Abstract

Previous works have shown that when liquid flows in a pipe whose boundary temperature is below freezing, a tubular drainage conduit forms surrounded by solidified material that freezes shut under the appropriate combination of forcing conditions. We conduct laboratory experiments with wax in which the tube freezes shut below a certain value of flux from a pump. As the flux is gradually decreased to this value, the total pressure drop across the length of the tube first decreases to a minimum value and then rises before freezing. Previous theoretical models of a tube driven by a constant pressure drop suggest that once the pressure minimum is reached, the states for a lower flux should be unstable and the tube should therefore freeze-up.

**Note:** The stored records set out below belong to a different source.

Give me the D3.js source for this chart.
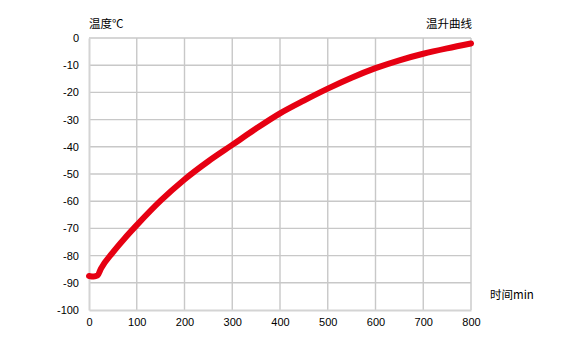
<!DOCTYPE html>
<html><head><meta charset="utf-8">
<script src="https://cdn.jsdelivr.net/npm/d3@7"></script>
<style>body{margin:0;background:#fff}svg{display:block}</style>
</head><body><svg id="c" width="580" height="350"></svg>
<script>
const minutes = [0,10,18,25,50,75,100,150,200,250,300,350,400,450,500,550,600,650,700,750,800];
const temps = [-87.5,-87.7,-87.3,-84.8,-78.8,-73.6,-68.8,-59.8,-52,-45.3,-39.3,-33.3,-27.7,-23,-18.6,-14.6,-11.1,-8.2,-5.8,-3.8,-2];
const xTicks = [0,100,200,300,400,500,600,700,800];
const yTicks = [0,-10,-20,-30,-40,-50,-60,-70,-80,-90,-100];
const yTitle = "温度℃", chartTitle = "温升曲线", xTitle = "时间min";

const svg = d3.select("#c");
const L=89, R=471, T=38, B=310;
const x = d3.scaleLinear().domain([0,800]).range([L,R]);
const y = d3.scaleLinear().domain([-100,0]).range([B,T]);
const font = "'Liberation Sans', Arial, sans-serif";
const cjk = "'Noto Sans CJK SC', sans-serif";

// grid
svg.append("g").selectAll("line").data(xTicks.filter(d=>d>0)).join("line")
  .attr("x1",d=>x(d)).attr("x2",d=>x(d)).attr("y1",T).attr("y2",B)
  .attr("stroke","#c8c8c8").attr("stroke-width",1.4);
svg.append("g").selectAll("line").data(yTicks.filter(d=>d>-100)).join("line")
  .attr("x1",L).attr("x2",R).attr("y1",d=>y(d)).attr("y2",d=>y(d))
  .attr("stroke","#c8c8c8").attr("stroke-width",1.4);

// axes
const xAxis = svg.append("g").attr("transform",`translate(0,${B})`)
  .call(d3.axisBottom(x).tickValues(xTicks).tickFormat(d=>String(d)).tickSize(0).tickPadding(8));
const yAxis = svg.append("g").attr("transform",`translate(${L},0)`)
  .call(d3.axisLeft(y).tickValues(yTicks).tickFormat(d=>String(d)).tickSize(0).tickPadding(10));
[xAxis,yAxis].forEach(a=>{
  a.select(".domain").attr("stroke","#d4d4d4").attr("stroke-width",2);
  a.selectAll("text").attr("font-family",font).attr("font-size",11).attr("fill","#000");
});

// curve
svg.append("path").datum(minutes.map((m,i)=>[m,temps[i]]))
  .attr("d", d3.line().x(d=>x(d[0])).y(d=>y(d[1])).curve(d3.curveMonotoneX))
  .attr("fill","none").attr("stroke","#e60012").attr("stroke-width",6)
  .attr("stroke-linecap","round").attr("stroke-linejoin","round");

// titles
svg.append("text").attr("x",L).attr("y",28).text(yTitle)
  .attr("font-family",cjk).attr("font-size",11.5).attr("fill","#000");
svg.append("text").attr("x",R+1).attr("y",28).attr("text-anchor","end").text(chartTitle)
  .attr("font-family",cjk).attr("font-size",11.5).attr("fill","#000");
svg.append("text").attr("x",490).attr("y",299).text(xTitle)
  .attr("font-family",cjk).attr("font-size",11.5).attr("fill","#000");
</script></body></html>
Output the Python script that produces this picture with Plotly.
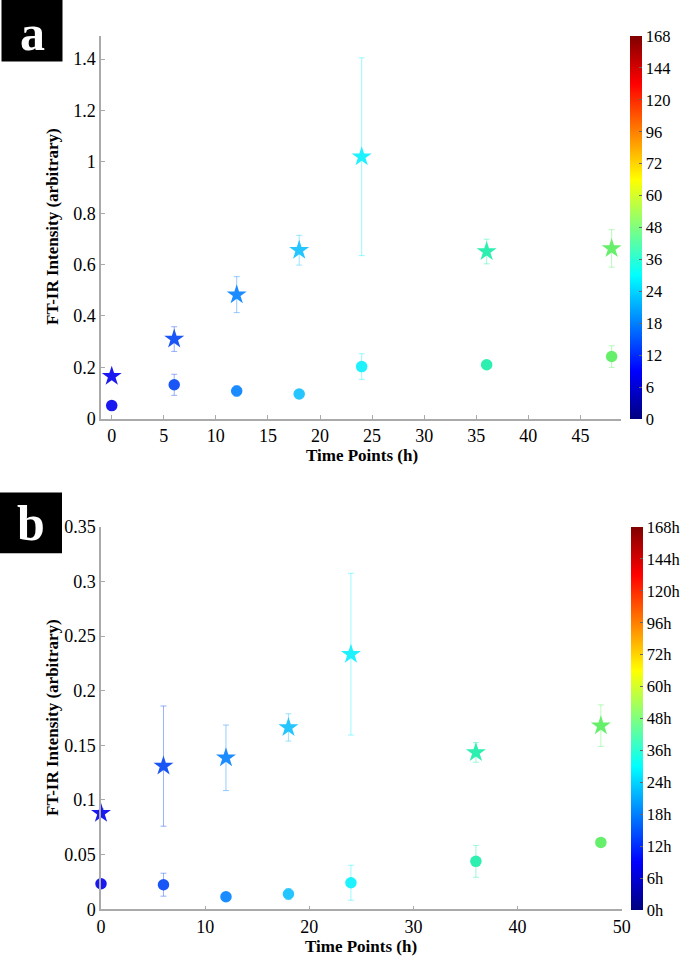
import plotly.graph_objects as go

# ---------------- data ----------------
times = [0, 6, 12, 18, 24, 36, 48]

a_star = [0.165, 0.31, 0.483, 0.656, 1.02, 0.651, 0.663]
a_star_err = [0.012, 0.048, 0.07, 0.058, 0.385, 0.048, 0.073]
a_circ = [0.051, 0.132, 0.108, 0.096, 0.203, 0.21, 0.242]
a_circ_err = [0.01, 0.041, 0.02, 0.012, 0.05, 0.012, 0.042]

b_star = [0.0878, 0.131, 0.1386, 0.1664, 0.2334, 0.1435, 0.168]
b_star_err = [0.004, 0.055, 0.03, 0.0125, 0.074, 0.009, 0.019]
b_circ = [0.0234, 0.0225, 0.0115, 0.014, 0.0243, 0.0439, 0.0612]
b_circ_err = [0.003, 0.0105, 0.003, 0.005, 0.016, 0.0146, 0.003]

cbar_a_labels = ["0", "6", "12", "18", "24", "36", "48", "60", "72", "96", "120", "144", "168"]
cbar_b_labels = ["0h", "6h", "12h", "18h", "24h", "36h", "48h", "60h", "72h", "96h", "120h", "144h", "168h"]

# ---------------- style ----------------
point_colors = ["#1a1af0", "#1a55f5", "#1a8cff", "#25c5ff", "#1ef2ff", "#2cefb0", "#66ef6a"]
jet = [[0, "#000080"], [0.125, "#0000ff"], [0.375, "#00ffff"],
       [0.625, "#ffff00"], [0.875, "#ff0000"], [1, "#800000"]]
W, H = 680, 958
SERIF = "Liberation Serif, Times New Roman, serif"
AXC = "#aaaaaa"


def rgba(hexc, a):
    h = hexc.lstrip("#")
    r, g, b = int(h[0:2], 16), int(h[2:4], 16), int(h[4:6], 16)
    return f"rgba({r},{g},{b},{a})"


fig = go.Figure()


def add_series(xa, ya, vals, errs, symbol, size):
    for t, v, e, c in zip(times, vals, errs, point_colors):
        fig.add_trace(go.Scatter(
            x=[t], y=[v], mode="markers", xaxis=xa, yaxis=ya, cliponaxis=False,
            marker=dict(symbol=symbol, size=size, color=c, line=dict(width=0)),
            error_y=dict(type="data", array=[e], visible=True, color=rgba(c, 0.45),
                         thickness=1, width=3),
            showlegend=False, hoverinfo="skip"))


add_series("x", "y", a_star, a_star_err, "star", 15)
add_series("x", "y", a_circ, a_circ_err, "circle", 11.5)
add_series("x2", "y2", b_star, b_star_err, "star", 15)
add_series("x2", "y2", b_circ, b_circ_err, "circle", 11.5)


def add_cbar(xa, ya, labels, top_px, bot_px, left_px):
    fig.add_trace(go.Scatter(
        x=[None], y=[None], mode="markers", xaxis=xa, yaxis=ya,
        marker=dict(color=[0], cmin=0, cmax=12, colorscale=jet, showscale=True,
                    colorbar=dict(
                        x=left_px / W, xanchor="left", xpad=0, ypad=0,
                        y=1 - bot_px / H, yanchor="bottom",
                        len=bot_px - top_px, lenmode="pixels",
                        thickness=12, thicknessmode="pixels",
                        outlinewidth=0,
                        tickvals=list(range(13)), ticktext=labels,
                        ticks="inside", ticklen=3, tickcolor="#666666",
                        tickfont=dict(family=SERIF, size=16.5, color="black"))),
        showlegend=False, hoverinfo="skip"))


add_cbar("x", "y", cbar_a_labels, 36, 419, 630)
add_cbar("x2", "y2", cbar_b_labels, 527, 910, 630.5)

axis_common = dict(showgrid=False, zeroline=False, showline=True, linecolor=AXC,
                   linewidth=1.5, ticks="inside", ticklen=4, tickcolor=AXC,
                   tickfont=dict(family=SERIF, size=18, color="black"), mirror=False,
                   automargin=False)

fig.update_layout(
    width=W, height=H, margin=dict(l=0, r=0, t=0, b=0, autoexpand=False),
    paper_bgcolor="white", plot_bgcolor="white", showlegend=False,
    xaxis=dict(domain=[101 / W, 621 / W], range=[-1.03, 48.9], anchor="y",
               tickvals=[0, 5, 10, 15, 20, 25, 30, 35, 40, 45], **axis_common),
    yaxis=dict(domain=[1 - 418.7 / H, 1 - 36 / H], range=[0, 1.49], anchor="x",
               tickvals=[0, 0.2, 0.4, 0.6, 0.8, 1, 1.2, 1.4],
               ticktext=["0", "0.2", "0.4", "0.6", "0.8", "1", "1.2", "1.4"], **axis_common),
    xaxis2=dict(domain=[101 / W, 621.7 / W], range=[0, 50], anchor="y2",
                tickvals=[0, 10, 20, 30, 40, 50], **axis_common),
    yaxis2=dict(domain=[1 - 909.3 / H, 1 - 526.7 / H], range=[0, 0.35], anchor="x2",
                tickvals=[0, 0.05, 0.1, 0.15, 0.2, 0.25, 0.3, 0.35],
                ticktext=["0", "0.05", "0.1", "0.15", "0.2", "0.25", "0.3", "0.35"], **axis_common),
)

# panel label boxes
for (x0, y0, x1, y1, letter, yc) in [(1.5, 0, 62.5, 61.5, "a", 33.5),
                                     (0, 492.5, 62, 553.3, "b", 523)]:
    fig.add_shape(type="rect", xref="paper", yref="paper",
                  x0=x0 / W, x1=x1 / W, y0=1 - y1 / H, y1=1 - y0 / H,
                  fillcolor="black", line=dict(width=0), layer="above")
    fig.add_annotation(xref="paper", yref="paper", x=(x0 + x1) / 2 / W,
                       y=1 - yc / H, text=f"<b>{letter}</b>", showarrow=False,
                       font=dict(family=SERIF, size=50, color="white"),
                       xanchor="center", yanchor="middle", borderpad=0)

# axis titles
for yc, xt_y, xt_x in [(227, 456, 362), (718, 946, 361)]:
    fig.add_annotation(xref="paper", yref="paper", x=52 / W, y=1 - yc / H,
                       text="<b>FT-IR Intensity (arbitrary)</b>", textangle=-90,
                       showarrow=False, xanchor="center", yanchor="middle",
                       font=dict(family=SERIF, size=17, color="black"))
    fig.add_annotation(xref="paper", yref="paper", x=xt_x / W, y=1 - xt_y / H,
                       text="<b>Time Points (h)</b>", showarrow=False,
                       xanchor="center", yanchor="middle",
                       font=dict(family=SERIF, size=17, color="black"))

fig.write_html(
    "out.html",
    config={"displayModeBar": False},
    post_script=("document.body.style.margin='0';"
                 "document.body.style.overflow='hidden';"
                 "document.documentElement.style.overflow='hidden';"),
)
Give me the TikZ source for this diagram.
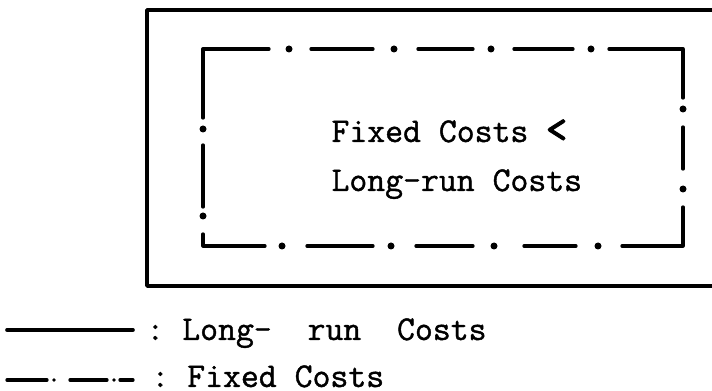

In our experiments, flux and pressure drop were coupled, and this motivates us to extend the theory for low Reynolds number flow through a tube with solidification to incorporate a simple pressure-drop–flux relationship. Our model predicts a steady-state relationship between flux and pressure drop that has a minimum pressure as the flux is varied. The stability properties of these steady states depend on the boundary conditions: for a fixed flux, they are all stable, whereas for fixed pressure drop, only those with a flux larger than that at the pressure drop minimum are stable. For a mixed pressure–flux condition, the stability threshold of the steady states lies between these two end members. This provides a possible mechanism for the experimental observations.